Let’s illustrate this process with a concrete example, just like you’d see in a typical ECE project dealing with sensor data or image classification.

Here, we start with our full training data. Our first step is to carve out a small portion – say, the first 1000 data points – to serve as our validation set. The remaining data then becomes our actual training set for the model.

Next, we loop through different possible values for k, our hyperparameter. For each k, we conceptually “train” our Nearest Neighbor model on the reduced training set and then evaluate its performance solely on the validation set. We calculate the accuracy and record it.

After testing all our desired k values, we look at the validation_accuracies and pick the k that yielded the highest performance on that validation set. This chosen k is now our optimal hyperparameter. Importantly, we still haven’t touched the final test set. In an ECE context, this careful tuning allows us to develop robust systems that perform predictably in the field.

When Validation Data is Small: Cross-Validation

Problem: If your dataset is small, a single validation split might not be representative (noisy estimate).
Solution: Cross-validation provides a more robust estimate of performance for hyperparameter tuning.

How it works (e.g., 5-fold CV):

Divide the training data into N equal “folds” (e.g., 5).
Iterate N times:
- Use N-1 folds for training.
- Use the remaining 1 fold for validation.
- Record performance for the current hyperparameter setting.
Average the performance across all N iterations.

Tip

Common folds: 3, 5, or 10. More folds offer a better estimate but are more computationally expensive.

What if your dataset is quite small? If you carve out a significant portion for a validation set, your remaining training set might be too small to adequately learn patterns. Conversely, if your validation set is tiny, its performance might be very noisy and not a reliable indicator of the true quality of your hyperparameters.

This is where cross-validation steps in. It’s a more sophisticated and computationally intensive technique, but it gives a much more reliable estimate of hyperparameter effectiveness.

The idea is that instead of just one split, you perform multiple splits. For instance, in 5-fold cross-validation, you divide your entire training data into five equal segments.
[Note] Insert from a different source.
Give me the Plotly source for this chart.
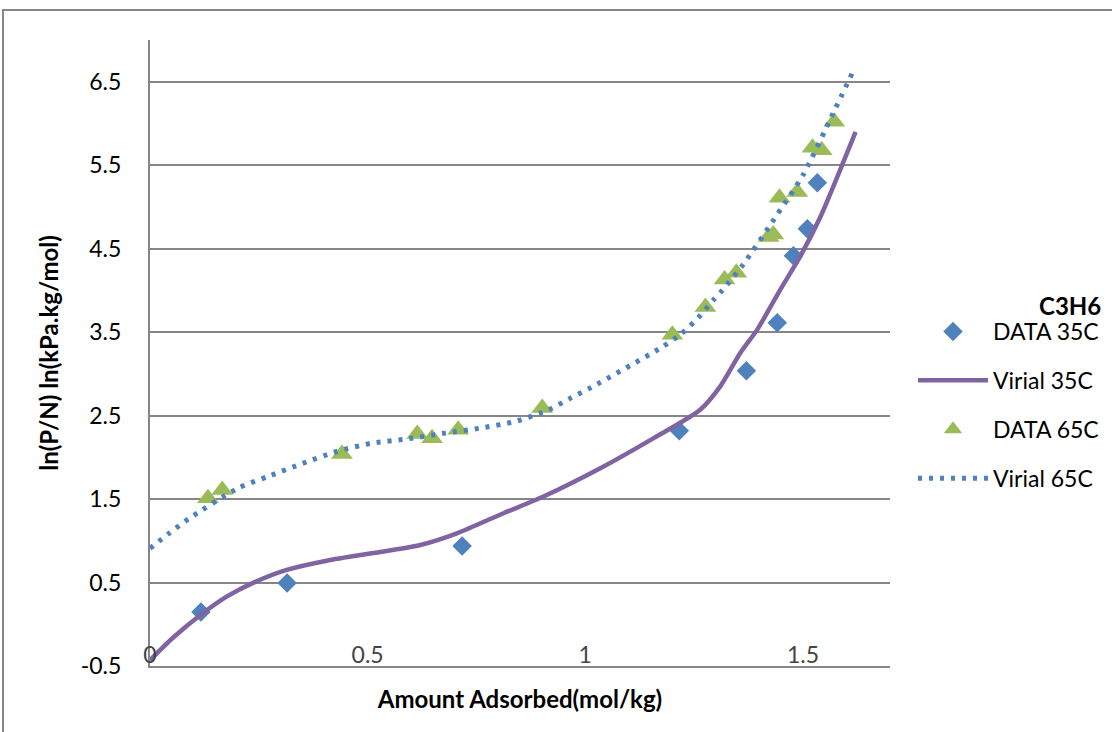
import plotly.graph_objects as go

# ---- data ----
data35_x = [0.117, 0.315, 0.717, 1.216, 1.370, 1.441, 1.478, 1.510, 1.533]
data35_y = [0.147, 0.495, 0.938, 2.317, 3.036, 3.611, 4.414, 4.738, 5.289]

data65_x = [0.133, 0.166, 0.441, 0.614, 0.648, 0.708, 0.901, 1.200, 1.276,
            1.320, 1.347, 1.421, 1.432, 1.446, 1.487, 1.522, 1.543, 1.572]
data65_y = [1.51, 1.61, 2.04, 2.28, 2.23, 2.33, 2.59, 3.47, 3.80,
            4.13, 4.21, 4.64, 4.67, 5.11, 5.18, 5.71, 5.68, 6.02]

vir35_x = [0.0, 0.054, 0.119, 0.176, 0.238, 0.314, 0.406, 0.529, 0.621, 0.705,
           0.812, 0.904, 1.042, 1.157, 1.264, 1.310, 1.356, 1.395, 1.448, 1.494,
           1.540, 1.586, 1.621]
vir35_y = [-0.43, -0.156, 0.123, 0.331, 0.499, 0.651, 0.762, 0.866, 0.95, 1.09,
           1.33, 1.53, 1.89, 2.23, 2.57, 2.85, 3.25, 3.53, 4.01, 4.41,
           4.88, 5.45, 5.90]

vir65_x = [0.0, 0.044, 0.088, 0.202, 0.276, 0.352, 0.429, 0.510, 0.590, 0.678,
           0.759, 0.839, 0.916, 0.963, 1.011, 1.176, 1.218, 1.259, 1.295, 1.313,
           1.364, 1.441, 1.501, 1.570, 1.614]
vir65_y = [0.91, 1.09, 1.26, 1.63, 1.78, 1.93, 2.07, 2.17, 2.22, 2.29,
           2.35, 2.43, 2.57, 2.70, 2.83, 3.32, 3.47, 3.67, 3.89, 3.99,
           4.32, 4.91, 5.39, 6.13, 6.61]

x_ticks = [0, 0.5, 1, 1.5]
x_labels = ["0", "0.5", "1", "1.5"]
y_ticks = [-0.5, 0.5, 1.5, 2.5, 3.5, 4.5, 5.5, 6.5]
y_labels = ["-0.5", "0.5", "1.5", "2.5", "3.5", "4.5", "5.5", "6.5"]

FONT = "Lato, 'Open Sans', sans-serif"
GRID = "#868686"

fig = go.Figure()
fig.add_trace(go.Scatter(
    x=data35_x, y=data35_y, mode="markers", name="DATA 35C", legendgroup="a",
    marker=dict(symbol="diamond", size=15, color="#4F81BD")))
fig.add_trace(go.Scatter(
    x=vir35_x, y=vir35_y, mode="lines", name="Virial 35C", legendgroup="b",
    line=dict(color="#8064A2", width=4.5, shape="spline", smoothing=0.7)))
fig.add_trace(go.Scatter(
    x=data65_x, y=data65_y, mode="markers", name="DATA 65C", legendgroup="c",
    marker=dict(symbol="triangle-up", size=19, color="#9BBB59")))
fig.add_trace(go.Scatter(
    x=vir65_x, y=vir65_y, mode="lines", name="Virial 65C", legendgroup="d",
    line=dict(color="#4F81BD", width=5, dash="4px,7px", shape="spline", smoothing=0.7)))

fig.update_layout(
    width=1112, height=732,
    margin=dict(l=150, r=222, t=40, b=66, autoexpand=False),
    paper_bgcolor="white", plot_bgcolor="white",
    font=dict(family=FONT, size=23, color="black"),
    showlegend=True,
    legend=dict(xref="container", yref="container",
                x=913 / 1112, y=1 - 405 / 732, xanchor="left", yanchor="middle",
                font=dict(family=FONT, size=23, color="black"),
                itemwidth=70,
                tracegroupgap=16, bgcolor="rgba(0,0,0,0)"),
    xaxis=dict(range=[0, 1.7], tickvals=x_ticks, ticktext=x_labels,
               showgrid=False, zeroline=False, showline=True, linecolor=GRID, linewidth=2,
               ticks="", ticklabelposition="inside", ticklabeloverflow="allow",
               tickfont=dict(family=FONT, size=23),
               title=dict(text="<b>Amount Adsorbed(mol/kg)</b>", standoff=24,
                          font=dict(family=FONT, size=24))),
    yaxis=dict(range=[-0.5, 7.0], tickvals=y_ticks, ticktext=y_labels,
               showgrid=True, gridcolor=GRID, gridwidth=1.5,
               zeroline=False, showline=True, linecolor=GRID, linewidth=2,
               ticks="", ticklabelstandoff=22,
               tickfont=dict(family=FONT, size=23),
               title=dict(text="<b>ln(P/N) ln(kPa.kg/mol)</b>", standoff=15,
                          font=dict(family=FONT, size=24))),
    shapes=[dict(type="rect", xref="paper", yref="paper",
                 x0=(3 - 150) / 740, x1=(1130 - 150) / 740,
                 y0=(666 - 750) / 626, y1=(666 - 10) / 626,
                 line=dict(color=GRID, width=2), layer="below")],
    annotations=[dict(text="<b>C3H6</b>", xref="paper", yref="paper",
                      x=(1103 - 150) / 740, y=(666 - 305) / 626,
                      xanchor="right", yanchor="middle", showarrow=False,
                      font=dict(family=FONT, size=24, color="black"))],
)

fig.write_html("out.html")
Then, in five separate rounds: in each round you designate one segment as the validation fold and the other four as the training folds. You train and evaluate for each hyperparameter setting for each of these five configurations. Finally, you average the performance results from these five rounds. This averaging reduces the variance in your performance estimate, making it more trustworthy. For ECE applications with limited data, such as specialized sensor readings, cross-validation is invaluable for ensuring robust model selection.
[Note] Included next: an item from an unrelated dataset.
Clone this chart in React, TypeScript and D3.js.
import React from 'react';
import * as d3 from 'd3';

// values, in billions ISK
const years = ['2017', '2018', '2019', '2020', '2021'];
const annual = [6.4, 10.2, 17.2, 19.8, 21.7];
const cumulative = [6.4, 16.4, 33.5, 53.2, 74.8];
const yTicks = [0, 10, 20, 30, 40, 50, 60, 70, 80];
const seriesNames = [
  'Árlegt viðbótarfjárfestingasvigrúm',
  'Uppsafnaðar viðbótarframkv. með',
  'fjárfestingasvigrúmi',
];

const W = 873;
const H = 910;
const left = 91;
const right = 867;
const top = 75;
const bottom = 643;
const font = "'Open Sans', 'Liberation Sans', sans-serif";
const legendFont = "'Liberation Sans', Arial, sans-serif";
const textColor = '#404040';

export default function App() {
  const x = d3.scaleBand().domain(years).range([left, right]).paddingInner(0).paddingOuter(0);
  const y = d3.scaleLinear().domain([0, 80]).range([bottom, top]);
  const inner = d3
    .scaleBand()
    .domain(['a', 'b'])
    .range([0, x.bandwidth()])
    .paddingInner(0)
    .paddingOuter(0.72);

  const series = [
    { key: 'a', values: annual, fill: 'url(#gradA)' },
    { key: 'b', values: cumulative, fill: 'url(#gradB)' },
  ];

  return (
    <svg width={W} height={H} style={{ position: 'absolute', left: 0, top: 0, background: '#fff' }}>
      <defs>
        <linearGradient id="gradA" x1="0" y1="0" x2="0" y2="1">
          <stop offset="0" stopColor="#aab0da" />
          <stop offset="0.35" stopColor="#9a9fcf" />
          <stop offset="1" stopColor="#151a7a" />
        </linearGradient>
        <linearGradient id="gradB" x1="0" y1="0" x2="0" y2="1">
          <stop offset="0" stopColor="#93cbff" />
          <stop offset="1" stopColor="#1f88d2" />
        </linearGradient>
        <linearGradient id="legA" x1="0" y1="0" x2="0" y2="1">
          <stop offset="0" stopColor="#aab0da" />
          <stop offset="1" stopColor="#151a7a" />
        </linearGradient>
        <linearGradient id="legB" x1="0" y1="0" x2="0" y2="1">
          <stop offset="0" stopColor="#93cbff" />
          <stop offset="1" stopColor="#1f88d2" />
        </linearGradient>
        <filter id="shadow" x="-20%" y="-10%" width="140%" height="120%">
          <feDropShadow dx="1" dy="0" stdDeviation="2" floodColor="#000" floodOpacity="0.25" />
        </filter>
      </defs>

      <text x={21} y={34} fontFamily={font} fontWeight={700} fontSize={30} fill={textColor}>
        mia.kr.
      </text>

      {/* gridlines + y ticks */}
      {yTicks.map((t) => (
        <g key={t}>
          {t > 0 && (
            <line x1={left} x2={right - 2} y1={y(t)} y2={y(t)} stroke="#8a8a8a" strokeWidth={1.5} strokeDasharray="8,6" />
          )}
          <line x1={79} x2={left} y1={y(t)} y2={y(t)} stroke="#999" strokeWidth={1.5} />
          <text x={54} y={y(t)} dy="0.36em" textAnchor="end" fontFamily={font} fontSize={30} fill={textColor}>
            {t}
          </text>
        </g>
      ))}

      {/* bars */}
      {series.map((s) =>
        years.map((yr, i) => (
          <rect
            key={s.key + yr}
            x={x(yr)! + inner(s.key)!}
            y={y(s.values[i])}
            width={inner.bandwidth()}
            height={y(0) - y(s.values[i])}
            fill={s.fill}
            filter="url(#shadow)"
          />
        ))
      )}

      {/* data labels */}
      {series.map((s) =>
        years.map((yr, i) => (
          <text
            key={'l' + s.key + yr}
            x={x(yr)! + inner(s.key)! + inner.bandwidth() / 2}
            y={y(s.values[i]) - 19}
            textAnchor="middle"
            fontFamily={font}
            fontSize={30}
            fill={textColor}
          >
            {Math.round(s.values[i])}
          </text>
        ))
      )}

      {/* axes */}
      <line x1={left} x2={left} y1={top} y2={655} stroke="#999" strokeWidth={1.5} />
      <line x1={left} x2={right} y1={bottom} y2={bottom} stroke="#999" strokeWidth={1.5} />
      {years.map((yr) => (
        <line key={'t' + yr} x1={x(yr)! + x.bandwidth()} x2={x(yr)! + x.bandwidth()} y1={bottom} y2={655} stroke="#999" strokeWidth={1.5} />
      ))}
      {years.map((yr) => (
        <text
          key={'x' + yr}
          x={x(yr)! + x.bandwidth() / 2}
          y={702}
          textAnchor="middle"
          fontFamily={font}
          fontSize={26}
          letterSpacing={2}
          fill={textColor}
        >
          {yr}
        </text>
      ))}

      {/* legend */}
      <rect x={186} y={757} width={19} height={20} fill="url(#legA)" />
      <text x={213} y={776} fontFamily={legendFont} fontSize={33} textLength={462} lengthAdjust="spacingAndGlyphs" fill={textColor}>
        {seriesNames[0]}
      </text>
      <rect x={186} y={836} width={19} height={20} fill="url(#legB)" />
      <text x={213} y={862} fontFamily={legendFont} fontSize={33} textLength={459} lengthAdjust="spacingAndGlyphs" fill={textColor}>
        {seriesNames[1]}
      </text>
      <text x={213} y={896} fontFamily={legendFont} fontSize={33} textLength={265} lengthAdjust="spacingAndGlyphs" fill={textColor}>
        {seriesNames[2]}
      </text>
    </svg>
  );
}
Practical Considerations for Data Splits

Typical Split Ratios:
- Training: 50-90%
- Validation: 10-20%
- Test: 10-20%
When to favor Cross-Validation over a single split:
- Small dataset size (validation set would be too small).
- If a very accurate estimate of hyperparameter performance is crucial.

Note

Cross-validation is computationally more expensive. Choose between a single validation split and cross-validation based on dataset size, available computational resources, and the number of hyperparameters to tune.
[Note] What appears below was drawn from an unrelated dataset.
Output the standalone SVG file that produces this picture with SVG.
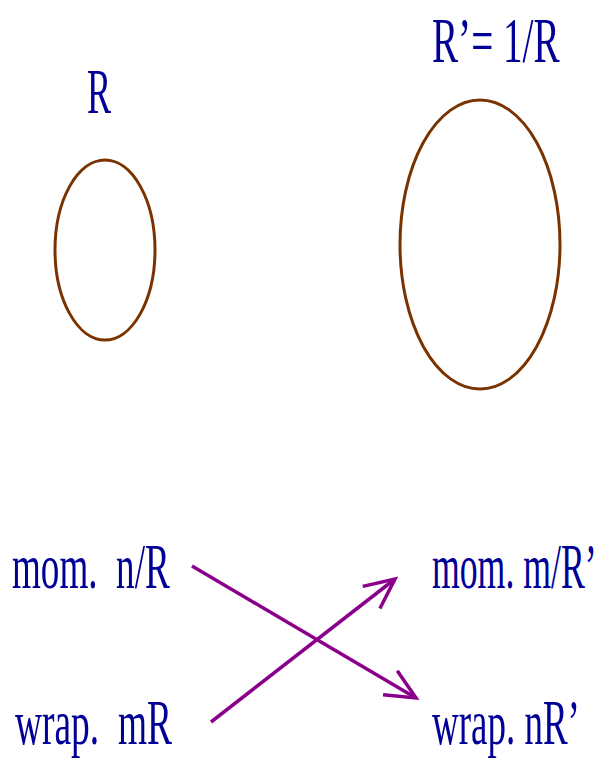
<svg xmlns="http://www.w3.org/2000/svg" width="602" height="758" viewBox="0 0 602 758">
<defs>
<style>
.t{font-family:"Liberation Serif","Times New Roman",serif;font-size:64px;fill:#000096;white-space:pre}
.ring{fill:none;stroke:#7a3300;stroke-width:3}
.arr{fill:none;stroke:#8b008b;stroke-width:3.5;marker-end:url(#head)}
</style>
<marker id="head" markerUnits="userSpaceOnUse" markerWidth="40" markerHeight="40" viewBox="-32 -20 40 40" refX="0" refY="0" orient="auto">
<path d="M -30 -14 L 0 0 L -30 14" fill="none" stroke="#8b008b" stroke-width="3.5"/>
</marker>
</defs>
<rect width="602" height="758" fill="#ffffff"/>
<g id="circleR">
<ellipse class="ring" cx="105" cy="250" rx="50" ry="90"/>
<text class="t" transform="translate(87 113) scale(0.565 1)">R</text>
</g>
<g id="circleRprime">
<ellipse class="ring" cx="480" cy="244.5" rx="80" ry="144.5"/>
<text class="t" transform="translate(432 62) scale(0.612 1)">R’= 1/R</text>
</g>
<g id="momR">
<text class="t" transform="translate(12 588) scale(0.58 1)">mom.  n/R</text>
</g>
<g id="wrapR">
<text class="t" transform="translate(15 744) scale(0.585 1)">wrap.  mR</text>
</g>
<g id="momRprime">
<text class="t" transform="translate(432 588) scale(0.558 1)">mom. m/R’</text>
</g>
<g id="wrapRprime">
<text class="t" transform="translate(432 744) scale(0.578 1)">wrap. nR’</text>
</g>
<g id="connectors">
<line class="arr" x1="192" y1="566" x2="416" y2="698"/>
<line class="arr" x1="211" y1="722" x2="395" y2="579"/>
</g>
</svg>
In practice, deciding on the exact proportions for your training, validation, and test sets often comes down to the specifics of your project. As a general rule of thumb, you’ll reserve the largest portion, typically 50-90%, for training your model. The validation and test sets usually make up the remaining percentages equally.

The decision to use a single validation split versus more complex cross-validation hinges on a few factors: If your dataset is large, a single validation split is often sufficient and computationally cheaper. However, if your data is limited, or if you have a wide range of hyperparameters that could interact in complex ways, and particularly if you need a very reliable performance estimate before deploying an ECE system, then cross-validation is the safer bet. It minimizes the risk of making hyperparameter choices that only look good on one particular arbitrary split of data.

Pros of Nearest Neighbor Classifiers in ECE

Simplicity & Interpretability:
- Easy to understand and implement.
- Can provide insight into why a decision was made (by looking at neighbors).
- Useful for quick prototyping in ECE.
No Training Time:
- The model merely stores the training data.
- “Lazy learning” – computation happens during inference.
- Can be beneficial for systems where initial training needs to be minimal or dynamic.
Non-parametric:
- Makes no assumptions about the underlying data distribution.
- Can model complex decision boundaries.

Now, let’s consider where Nearest Neighbor classifiers shine, especially from an ECE perspective.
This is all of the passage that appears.